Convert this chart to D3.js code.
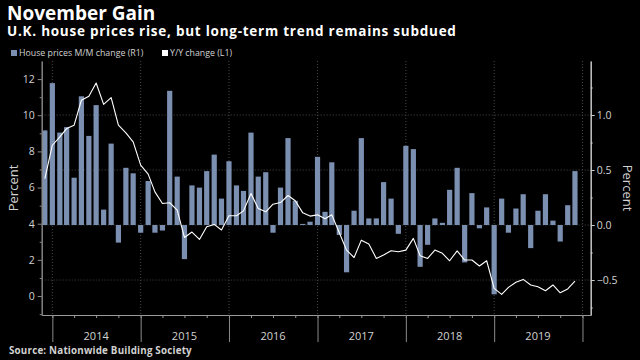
<!DOCTYPE html>
<html>
<head>
<meta charset="utf-8">
<script src="https://cdn.jsdelivr.net/npm/d3@7"></script>
<style>
body { margin: 0; background: #000; }
text { font-family: "Open Sans", sans-serif; }
</style>
</head>
<body>
<div id="chart"></div>
<script>
// first month of the series (Nov 2013), one value per month up to Nov 2019
const firstMonth = new Date(2013, 10, 1);

// House prices M/M change, % (right axis)
const momChange = [
  0.86, 1.29,
  0.84, 0.89, 0.43, 1.17, 0.81, 1.09, 0.14, 0.74, -0.16, 0.52, 0.47, -0.07,
  0.40, -0.07, -0.05, 1.22, 0.44, -0.31, 0.36, 0.34, 0.49, 0.64, 0.24, 0.58,
  0.36, 0.31, 0.84, 0.44, 0.48, -0.07, 0.34, 0.79, 0.22, 0.01, 0.03, 0.62,
  0.12, 0.57, -0.09, -0.43, 0.13, 0.79, 0.06, 0.06, 0.39, 0.24, -0.08, 0.72,
  0.69, -0.38, -0.18, 0.06, 0.02, 0.32, 0.52, -0.34, 0.29, -0.03, 0.16, -0.63,
  0.24, -0.07, 0.15, 0.28, -0.21, 0.13, 0.28, 0.04, -0.15, 0.18, 0.49
];

// Y/Y change, % (left axis)
const yoyChange = [
  6.50, 8.34,
  8.80, 9.26, 9.45, 10.83, 11.05, 11.78, 10.60, 10.97, 9.45, 9.02, 8.53, 7.24,
  6.74, 5.76, 5.12, 5.16, 4.75, 3.24, 3.54, 3.13, 3.83, 3.96, 3.65, 4.44,
  4.44, 4.71, 5.67, 4.84, 4.66, 5.08, 5.17, 5.56, 5.27, 4.60, 4.42, 4.49,
  4.27, 4.49, 3.50, 2.54, 2.13, 3.09, 2.88, 2.08, 2.27, 2.50, 2.45, 2.54,
  3.19, 2.23, 2.08, 2.54, 2.36, 1.95, 2.50, 1.99, 1.99, 1.66, 1.95, 0.42,
  0.09, 0.48, 0.76, 0.92, 0.61, 0.51, 0.29, 0.61, 0.18, 0.39, 0.83
];

const yearLabels = ["2014", "2015", "2016", "2017", "2018", "2019"];
const leftTicks = [0, 2, 4, 6, 8, 10, 12];
const leftMinor = [-1, 1, 3, 5, 7, 9, 11];
const rightTicks = [-0.5, 0, 0.5, 1.0];
const rightMinor = [-0.75, -0.25, 0.25, 0.75, 1.25];

const W = 640, H = 360;
const plot = { left: 41.7, right: 590.7, top: 61, bottom: 315 };
const barColor = "#7b8fb1";
const textColor = "#d2d2d2";

const svg = d3.select("#chart").append("svg")
    .attr("width", W)
    .attr("height", H)
    .style("background", "#000");

// bars sit at the end of their month
const months = momChange.map((d, i) => d3.timeMonth.offset(firstMonth, i + 1));

const x = d3.scaleTime()
    .domain([new Date(2013, 10, 18), new Date(2020, 1, 4)])
    .range([plot.left, plot.right]);
const yL = d3.scaleLinear().domain([-1.05, 13]).range([plot.bottom, plot.top]);
const yR = d3.scaleLinear().domain([-0.818, 1.491]).range([plot.bottom, plot.top]);

const yearStarts = d3.range(2014, 2021).map(y => new Date(y, 0, 1));

// grid
const grid = svg.append("g");
grid.selectAll("line.h")
    .data(rightTicks)
    .enter().append("line")
    .attr("x1", plot.left).attr("x2", plot.right)
    .attr("y1", d => yR(d)).attr("y2", d => yR(d))
    .attr("stroke", "#5a5a5a")
    .attr("stroke-width", 0.8)
    .attr("stroke-dasharray", "1,2");
grid.selectAll("line.v")
    .data(yearStarts)
    .enter().append("line")
    .attr("x1", d => x(d)).attr("x2", d => x(d))
    .attr("y1", plot.top).attr("y2", plot.bottom)
    .attr("stroke", "#5a5a5a")
    .attr("stroke-width", 0.8)
    .attr("stroke-dasharray", "1,2");

// M/M bars
const barW = 5.2;
svg.append("g")
    .selectAll("rect")
    .data(momChange)
    .enter().append("rect")
    .attr("x", (d, i) => x(months[i]) - barW / 2)
    .attr("y", d => yR(Math.max(0, d)))
    .attr("width", barW)
    .attr("height", d => Math.abs(yR(d) - yR(0)))
    .attr("fill", barColor);

// Y/Y line
const line = d3.line()
    .x((d, i) => x(months[i]))
    .y(d => yL(d));
svg.append("path")
    .datum(yoyChange)
    .attr("d", line)
    .attr("fill", "none")
    .attr("stroke", "#fff")
    .attr("stroke-width", 1.1)
    .attr("stroke-linejoin", "round");

// axes
function styleAxis(g, col) {
    g.select(".domain").attr("stroke", col);
    g.selectAll(".tick line").attr("stroke", col);
    g.selectAll(".tick text")
        .attr("fill", textColor)
        .style("font-family", "'Open Sans', sans-serif")
        .style("font-size", "10.5px");
}

svg.append("g")
    .attr("transform", `translate(${plot.left},0)`)
    .call(d3.axisLeft(yL).tickValues(leftTicks).tickSize(4).tickPadding(3).tickSizeOuter(0))
    .call(g => styleAxis(g, "#8a8a8a"));
svg.append("g")
    .attr("transform", `translate(${plot.left},0)`)
    .call(d3.axisLeft(yL).tickValues(leftMinor).tickSize(2).tickFormat("").tickSizeOuter(0))
    .call(g => styleAxis(g, "#8a8a8a"));

svg.append("g")
    .attr("transform", `translate(${plot.right},0)`)
    .call(d3.axisRight(yR).tickValues(rightTicks).tickSize(4).tickPadding(2)
        .tickFormat(d3.format(".1f")).tickSizeOuter(0))
    .call(g => styleAxis(g, "#cfcfcf"));
svg.append("g")
    .attr("transform", `translate(${plot.right},0)`)
    .call(d3.axisRight(yR).tickValues(rightMinor).tickSize(2).tickFormat("").tickSizeOuter(0))
    .call(g => styleAxis(g, "#cfcfcf"));

// x axis: quarter ticks + year separators
const quarters = d3.timeMonth.range(new Date(2014, 0, 1), new Date(2020, 0, 2), 3);
svg.append("g")
    .attr("transform", `translate(0,${plot.bottom})`)
    .call(d3.axisBottom(x).tickValues(quarters).tickSize(3).tickFormat("").tickSizeOuter(0))
    .call(g => styleAxis(g, "#9a9a9a"));
svg.append("g")
    .attr("transform", `translate(0,${plot.bottom})`)
    .call(d3.axisBottom(x).tickValues(yearStarts).tickSize(27).tickFormat("").tickSizeOuter(0))
    .call(g => g.select(".domain").remove())
    .call(g => g.selectAll(".tick line").attr("stroke", "#8a8a8a"));

svg.append("g")
    .selectAll("text")
    .data(yearLabels)
    .enter().append("text")
    .attr("x", d => x(new Date(+d, 6, 1)))
    .attr("y", 340)
    .attr("text-anchor", "middle")
    .attr("fill", textColor)
    .style("font-size", "11px")
    .text(d => d);

// axis titles
svg.append("text")
    .attr("transform", `translate(18,188) rotate(-90)`)
    .attr("text-anchor", "middle")
    .attr("fill", textColor)
    .style("font-size", "13px")
    .text("Percent");
svg.append("text")
    .attr("transform", `translate(623,188) rotate(90)`)
    .attr("text-anchor", "middle")
    .attr("fill", textColor)
    .style("font-size", "13px")
    .text("Percent");

// titles
svg.append("text")
    .attr("x", 7).attr("y", 20)
    .attr("fill", "#fff")
    .attr("font-weight", "bold")
    .style("font-size", "19px")
    .text("November Gain");
svg.append("text")
    .attr("x", 7).attr("y", 36)
    .attr("fill", "#fff")
    .attr("font-weight", "bold")
    .style("font-size", "13.5px")
    .style("letter-spacing", "0.75px")
    .text("U.K. house prices rise, but long-term trend remains subdued");

// legend
const legend = [
    { label: "House prices M/M change (R1)", color: barColor, x: 11 },
    { label: "Y/Y change (L1)", color: "#fff", x: 162 }
];
const lg = svg.append("g").selectAll("g")
    .data(legend)
    .enter().append("g")
    .attr("transform", d => `translate(${d.x},50)`);
lg.append("rect")
    .attr("width", 6).attr("height", 6)
    .attr("fill", d => d.color);
lg.append("text")
    .attr("x", 8).attr("y", 6)
    .attr("fill", textColor)
    .style("font-size", "8.8px")
    .text(d => d.label);

// source
svg.append("text")
    .attr("x", 9).attr("y", 353.5)
    .attr("fill", textColor)
    .attr("font-weight", "bold")
    .style("font-size", "9.8px")
    .style("letter-spacing", "0.2px")
    .text("Source: Nationwide Building Society");
</script>
</body>
</html>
===
Transcribe exactly, with no pictures, the lines running from the first line of the material through the line holding "const months = momChange.map((d, i)".

Convert this chart to D3.js code.
<!DOCTYPE html>
<html>
<head>
<meta charset="utf-8">
<script src="https://cdn.jsdelivr.net/npm/d3@7"></script>
<style>
body { margin: 0; background: #000; }
text { font-family: "Open Sans", sans-serif; }
</style>
</head>
<body>
<div id="chart"></div>
<script>
// first month of the series (Nov 2013), one value per month up to Nov 2019
const firstMonth = new Date(2013, 10, 1);

// House prices M/M change, % (right axis)
const momChange = [
  0.86, 1.29,
  0.84, 0.89, 0.43, 1.17, 0.81, 1.09, 0.14, 0.74, -0.16, 0.52, 0.47, -0.07,
  0.40, -0.07, -0.05, 1.22, 0.44, -0.31, 0.36, 0.34, 0.49, 0.64, 0.24, 0.58,
  0.36, 0.31, 0.84, 0.44, 0.48, -0.07, 0.34, 0.79, 0.22, 0.01, 0.03, 0.62,
  0.12, 0.57, -0.09, -0.43, 0.13, 0.79, 0.06, 0.06, 0.39, 0.24, -0.08, 0.72,
  0.69, -0.38, -0.18, 0.06, 0.02, 0.32, 0.52, -0.34, 0.29, -0.03, 0.16, -0.63,
  0.24, -0.07, 0.15, 0.28, -0.21, 0.13, 0.28, 0.04, -0.15, 0.18, 0.49
];

// Y/Y change, % (left axis)
const yoyChange = [
  6.50, 8.34,
  8.80, 9.26, 9.45, 10.83, 11.05, 11.78, 10.60, 10.97, 9.45, 9.02, 8.53, 7.24,
  6.74, 5.76, 5.12, 5.16, 4.75, 3.24, 3.54, 3.13, 3.83, 3.96, 3.65, 4.44,
  4.44, 4.71, 5.67, 4.84, 4.66, 5.08, 5.17, 5.56, 5.27, 4.60, 4.42, 4.49,
  4.27, 4.49, 3.50, 2.54, 2.13, 3.09, 2.88, 2.08, 2.27, 2.50, 2.45, 2.54,
  3.19, 2.23, 2.08, 2.54, 2.36, 1.95, 2.50, 1.99, 1.99, 1.66, 1.95, 0.42,
  0.09, 0.48, 0.76, 0.92, 0.61, 0.51, 0.29, 0.61, 0.18, 0.39, 0.83
];

const yearLabels = ["2014", "2015", "2016", "2017", "2018", "2019"];
const leftTicks = [0, 2, 4, 6, 8, 10, 12];
const leftMinor = [-1, 1, 3, 5, 7, 9, 11];
const rightTicks = [-0.5, 0, 0.5, 1.0];
const rightMinor = [-0.75, -0.25, 0.25, 0.75, 1.25];

const W = 640, H = 360;
const plot = { left: 41.7, right: 590.7, top: 61, bottom: 315 };
const barColor = "#7b8fb1";
const textColor = "#d2d2d2";

const svg = d3.select("#chart").append("svg")
    .attr("width", W)
    .attr("height", H)
    .style("background", "#000");

// bars sit at the end of their month
const months = momChange.map((d, i) => d3.timeMonth.offset(firstMonth, i + 1));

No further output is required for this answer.